A democracia que reconhecemos como o melhor regime que a história nos tem legado favorece em sua prática uma salutar interação entre a política e a economia. E é ainda a história que fortalece a nossa convicção de que sem liberdade econômica não há liberdade política. Daí porque ser fundamental traçar limites para a atuação do Estado no sistema de economia mista e sob o primado da livre iniciativa. No exercício de suas funções deve o Estado sempre sintonizar-se com um sistema de organização do poder que impeça qualquer totalitarismo.

Para melhor explicar apenas um aspecto da intervenção do poder público na economia – o da nacionalização, escutemos o que lucidamente nos diz Jean – François Revel : “É um erro se admitir que as nacionalizações existem unicamente no regime “ de esquerda” e caracterizam exclusivamente as políticas “de esquerda”. Elas existem em todos os regimes onde o Estado  quer assegurar o monopólio ou pelo menos o controle global da decisão econômica ou de cultural, não pelo prazer de se ocupar de economia ou de cultura, mas para consumar a organização política da sociedade. Os fascistas são também viciados em nacionalização. Sabe-se que Franco foi o maior nacionalizador da história da Espanha. (...) . A mesma ambição de incorporar ao Estado a maior parte do poder econômico animava Mussolini e Hitler “.

No nosso entendimento a atuação do Estado em favor do Bem Comum torna-se imprescindível. Entretanto, rejeitamos a figura do Estado interventor que a tudo provê. Assim, para resguardar a probidade administrativa e impedir o abuso do poder reconhecemos ser tão importante a política dos cidadãos. Enfim, pensamos que o liberalismo vazio do “laissez-faire” não tem ressonância na economia contemporânea.

Como temos discutidos em nossa Confederação Nacional da Indústria (CNI) , na qual a nossa Federação tem assento em sua Diretoria, é de alta importância a elaboração de uma nova Constituição para o país. Embora não tenhamos ainda concluído o documento que traz a contribuição da indústria nacional, apresentaremos, em caráter preliminar, alguns tópicos.

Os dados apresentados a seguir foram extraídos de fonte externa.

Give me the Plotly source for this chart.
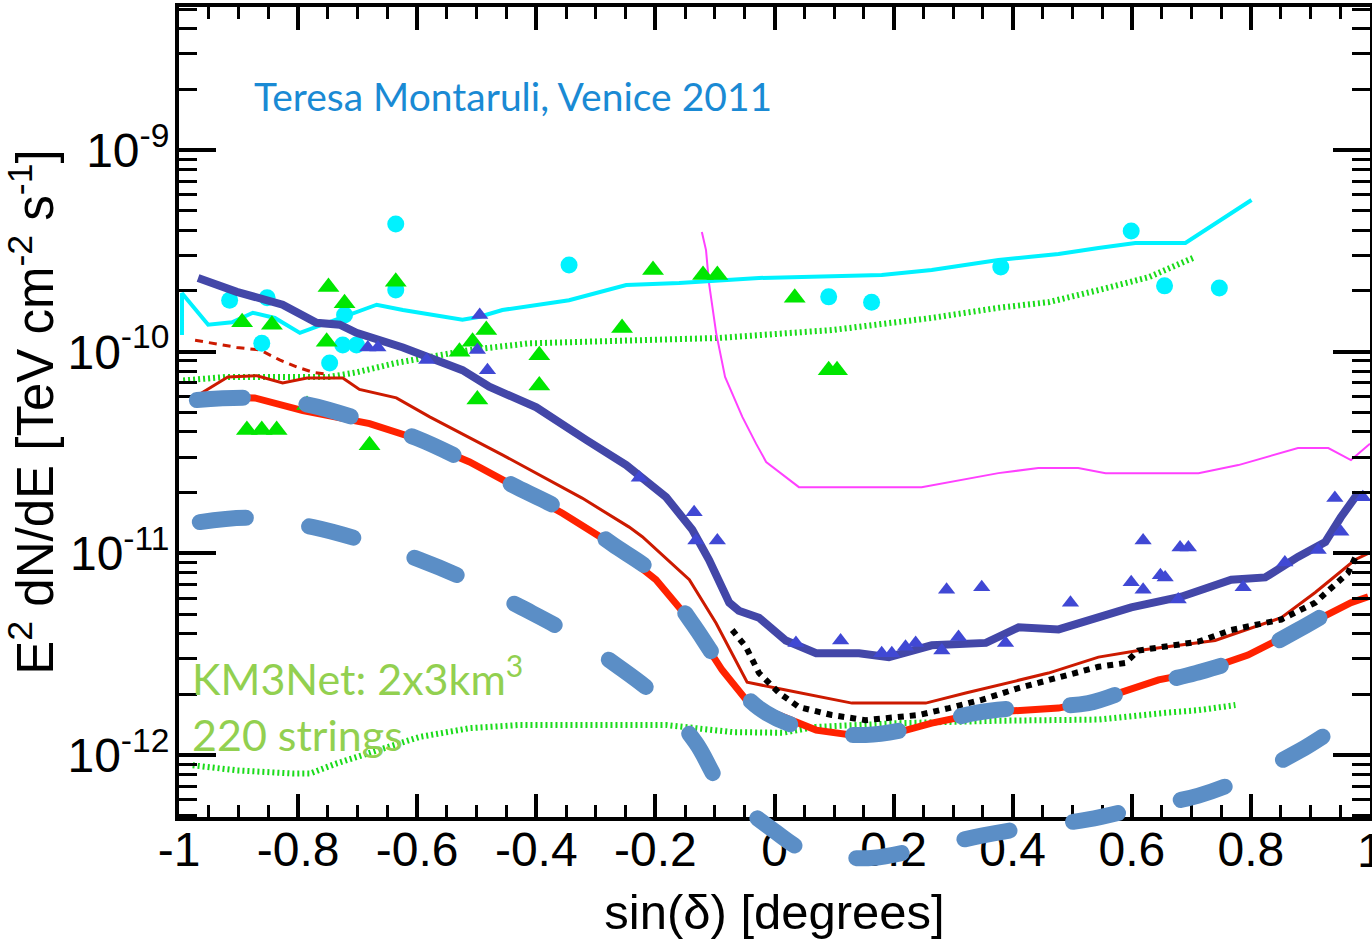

Defendendo que os princípios fundamentais da ordem econômica devem estar em harmonia com os da ordem social e ambos em função dos interesses maiores da Nação, torna-se necessário alterar o artigo 160 da nossa atual Constituição. A proposição da CNI, ainda em fase de discussão, é a seguinte: “Art – A ordem econômica e a ordem social têm por fundamento os seguintes princípios:

I . liberdade de iniciativa e liberdade de mercado;

II . liberdade de contratar;

III . valorização do trabalho humano como condição da dignidade humana;

IV . função social da propriedade e da empresa;

v. harmonia e solidariedade entre as categorias de produção;

VI . repressão ao abuso do poder econômico, caracterizando pelo domínio dos mercados, eliminação da concorrência e o aumento arbitrário dos lucros;

VII . expansão das oportunidades de emprego produtivo, sem perda das condições de competitividade;

VIII . justo tratamento ao lucro.

É preciso também definir com clareza e preferência ao desempenho das atividades econômicas pelas empresas privadas, par que empresários e consumidores privados sejam os principais atores da relações econômicas, assegurando-se essa prioridade tanto entre as pequenas, quanto entre as médias e as grandes empresas.

“Art. – Á empresa privada compete preferencialmente organizar e explorar as atividades econômicas, seja ela de pequeno, médio ou grande porte”.

 

Para assegurar a autonomia  da empresa privada em face do planejamento econômico propõe-se: “Art. – O planejamento econômico público não prejudicará a livre iniciartiva, a livre concorrência, e a liberdade de contratar, não sendo obrigatório para as empresas privadas”.

Com estas considerações ficamos disponíveis para o debate.